Gold prices resumed a push higher on Monday, as flows into the precious metal continued on improved prospects for easier monetary policy from the Federal Reserve and other central banks.
August gold GCQ19, +0.81% GCQ19, +0.81% rose $12.60, or 0.9%, to $1,412.60 an ounce, nearing session highs of $1,414.80 an ounce. On Friday, gold settled above $1,400 an ounce for the first time since Sept. 3, 2013, according to FactSet. The contract rose 0.2% to finish at $1,400.10 an ounce, and gained 4.1% for the week.
Read: Why gold prices have climbed to their highest since 2013
Gold’s gains last week came after a Fed meeting in which the central bank held rates steady but spoke of “uncertainties” over the U.S. economic outlook.

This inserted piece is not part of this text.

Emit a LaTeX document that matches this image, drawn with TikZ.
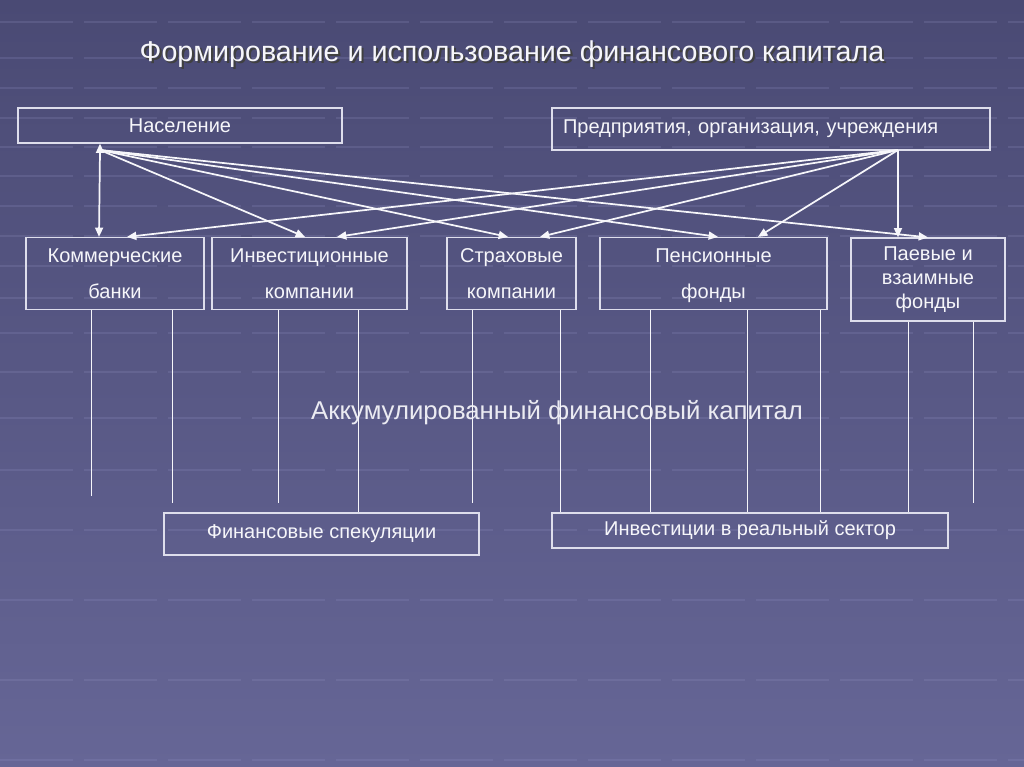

The European Central Bank and Bank of England also made dovish comments during the week. Precious metals like gold tend to attract buyers in a low interest-rate climate.
But geopolitical tensions between the U.S. and Iran and uncertainties on the global trade front have also lured investors into gold, seen as a haven investment in times of political and economic uncertainty.
Global equities rose cautiously Monday after China’s state-run Xinhua News Agency said Sunday that China’s President Xi Jinping will attend the G-20 summit in Japan this week, giving the first official confirmation of his attendance at the meeting, where he has been expected to talk on the sidelines with U.S. President Donald Trump.
Over the weekend Trump said he would impose new sanctions on Iran starting Monday, days after calling a halt to airstrikes on the country which shot down a U.S. military drone. But he also suggested the two countries will eventually have a positive relationship, toning down harsher rhetoric he has employed for much of his presidency.
“Gold’s stay above the psychological $1400 mark highlights the cautionary tone across various asset classes on Monday. Rising geopolitical tensions as well as the uncertainty over the U.S.-China standoff ensure that safe haven assets remain in a supportive environment for the time being,” said Han Tan, market analyst at FXTM, in a note to clients.
UBS strategists Joni Teves and Roque Montero on Monday lifted their three-month gold target to $1,430 from $1,380 an ounce. “A few years and several false starts later, we think the macro backdrop has now started moving more convincingly in gold’s favor,” the analysts said, though they added that the route for gold is “unlikely to be a straight path higher.”
They still maintain gold will end the year under that $1,400 level, lifting their end-year target to $1,370 from $1,325 an ounce. Their end-2020 forecast was lifted to $1,450 from $1,350, and from 2021 to 2023, the strategists expect gold to end those years at $1,500.
Elsewhere, July silver SIN19, +0.36% rose 7 cents, or 0.5%, to $15.36 an ounce, gaining 3.3% last week.
In other metals dealings, July copper HGN19, -0.37% was down 0.5% at $2.692 a pound. July platinum PLN19, +0.42% added 0.52% to $814.70 an ounce, while September palladium PAU19, +0.59% rose 0.4% to $1,506.20 an ounce.